Every single episode was one I had seen before.
We spent Monday night in our old apartment, struggling for breath on a mattress laid on the floor between an armoire and the disassembled pieces of our bed. I say “struggling for breath” because we had no air conditioning, having decided Saturday that it would be foolish to drag our window air conditioners out of storage only to shlep them across town to the new place two days later.
I would have laughed, but it was too hot for laughing.

As I write this, Fancy Moving Conglomerate, Inc. is moving our furniture to our new home, for about $200 more than we had planned to pay Earl & Co. When I talked to Fancy Moving Conglomerate’s representative, he started to explain my estimate, and I cut him off:
“Great. Excellent. Can I just give you my credit card number now?”

EDITED TO ADD:
SIX HOURS, people. That is how long I wore the gauchos, and I haven’t worn them since.
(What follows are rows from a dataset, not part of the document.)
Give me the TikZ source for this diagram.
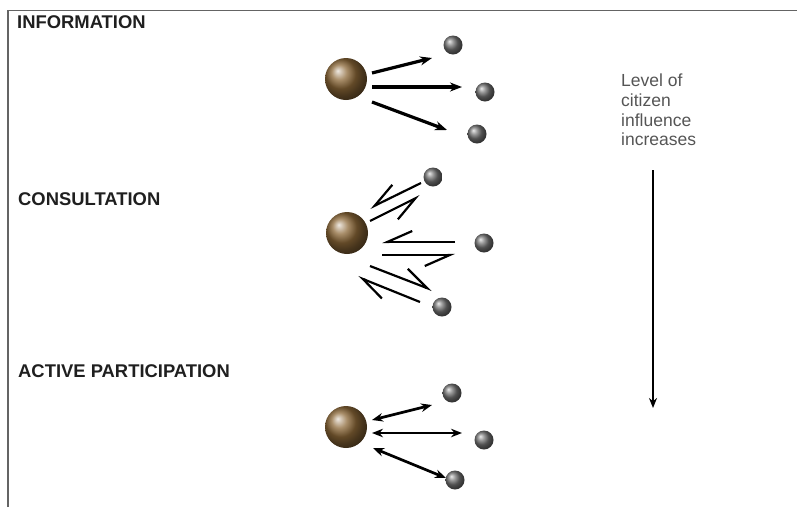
\documentclass[tikz,border=0pt]{standalone}
\usepackage{fontspec}
\setmainfont{Liberation Sans}
\usetikzlibrary{arrows.meta,calc}
\definecolor{bronze}{RGB}{140,104,56}
\definecolor{pebble}{RGB}{115,115,115}
\definecolor{frameline}{RGB}{100,100,100}
\definecolor{notegray}{RGB}{85,85,85}
\begin{document}
\begin{tikzpicture}[x=1pt,y=-1pt,
  bigball/.style={circle,inner sep=0pt,minimum size=42pt,shading=ball,ball color=bronze},
  smallball/.style={circle,inner sep=0pt,minimum size=19pt,shading=ball,ball color=pebble},
  heading/.style={anchor=base west,inner sep=0pt,font=\bfseries\fontsize{18.4}{20}\selectfont,text=black!88},
  oneway/.style={line width=3.2pt,-{Stealth[length=12pt,width=9pt]}},
  twoway/.style={line width=2.7pt,{Stealth[length=11pt,width=8.5pt]}-{Stealth[length=11pt,width=8.5pt]}},
  barbL/.style={line width=2.2pt,-{Straight Barb[harpoon,length=25pt,width=22pt,line width=2.2pt]}},
  barbR/.style={line width=2.2pt,-{Straight Barb[harpoon,swap,length=25pt,width=22pt,line width=2.2pt]}},
  scale arrow/.style={line width=2.2pt,-{Stealth[length=10pt,width=8pt]}}
]
\useasboundingbox (0,0) rectangle (797,507);

% frame: top and left rules
\draw[frameline,line width=1.8pt] (8,507) -- (8,10.5) -- (797,10.5);

% section titles
\node[heading] (tInfo) at (17,28) {INFORMATION};
\node[heading] (tCons) at (18,205) {CONSULTATION};
\node[heading] (tAct)  at (18,377) {ACTIVE PARTICIPATION};

% side note and its arrow
\node[anchor=north west,inner sep=0pt,align=left,text=notegray,
      font=\fontsize{17.5}{19.7}\selectfont] (note) at (621,74)
  {Level of\\citizen\\influence\\increases};
\coordinate (scaleTop) at (653,170);
\coordinate (scaleBot) at (653,408);
\draw[scale arrow] (scaleTop) -- (scaleBot);

% ---- information: one-way flow ----
\node[bigball]   (B1)  at (346,79) {};
\node[smallball] (s11) at (453,45) {};
\node[smallball] (s12) at (485,92) {};
\node[smallball] (s13) at (477,134) {};
\draw[oneway] ($(B1)+(26,-6)$) -- ($(s11)+(-21,13)$);
\draw[oneway] ($(B1)+(26,8)$)  -- ($(s12)+(-23,-5)$);
\draw[oneway] ($(B1)+(26,23)$) -- ($(s13)+(-30,-4)$);

% ---- consultation: paired half-arrows ----
\node[bigball]   (B2)  at (347,233) {};
\node[smallball] (s21) at (433,177) {};
\node[smallball] (s22) at (484,243) {};
\node[smallball] (s23) at (442,307) {};
\draw[barbR] ($(s21)+(-12,6)$)  -- ($(B2)+(23,-25)$);
\draw[barbR] ($(B2)+(23,-12)$)  -- ($(s21)+(-13,19)$);
\draw[barbR] ($(s22)+(-29,-1)$) -- ($(B2)+(35,9)$);
\draw[barbR] ($(B2)+(35,22)$)   -- ($(s22)+(-29,12)$);
\draw[barbL] ($(B2)+(23,33)$)   -- ($(s23)+(-10,-17)$);
\draw[barbL] ($(s23)+(-22,-5)$) -- ($(B2)+(11,44)$);

% ---- active participation: two-way flow ----
\node[bigball]   (B3)  at (346,427) {};
\node[smallball] (s31) at (452,393) {};
\node[smallball] (s32) at (484,440) {};
\node[smallball] (s33) at (455,480) {};
\draw[twoway] ($(B3)+(26,-7)$) -- ($(s31)+(-20,12)$);
\draw[twoway] ($(B3)+(26,6)$)  -- ($(s32)+(-22,-7)$);
\draw[twoway] ($(B3)+(27,21)$) -- ($(s33)+(-9,-2)$);
\end{tikzpicture}
\end{document}
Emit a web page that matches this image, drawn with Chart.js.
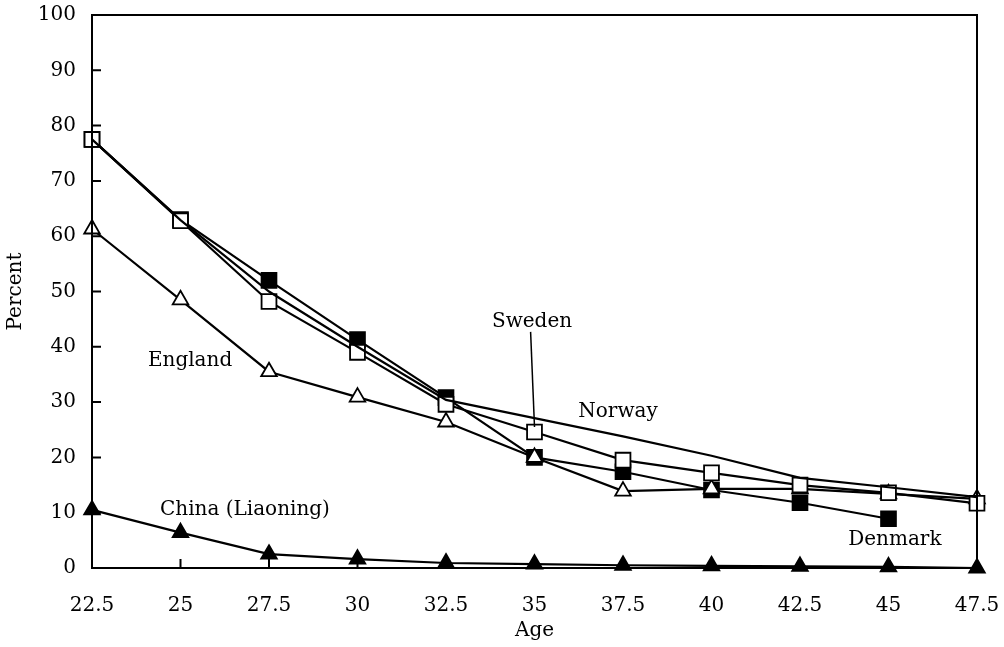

I thought telling you about my faux pas would bring us closer together, perhaps even help you to understand how severely I have been tested by this past week, but instead my revelation has resulted in merciless mocking. I thought our relationship was stronger than that, I really did.
Hrrrumph.
On an unrelated note, I have suddenly started averaging about 400 spam comments per day (presumably because the spambots now figure that if I am stupid enough to wear what appear to be pants stolen from a tiny sailor, I can be fooled into thinking that this recent comment, from “tylenol” is a genuine response from one of my readers:
“allow me, sweetness, to gaze upon your vale of venus, he gushed, and i figured he wanted me to take off my panties.”
Because, of course, this is just the sort of blindingly astute observation my readers are always making.)
Anyway, if you post a comment and notice that it doesn’t appear, please let me know as it was probably mistakenly redirected to my spam queue.

I will post pictures this weekend, as soon as I figure out which box contains the digital camera…

P.S. PICTURES OF THE APARTMENT, you smart ass, not the gauchos. Now let us never speak of them again.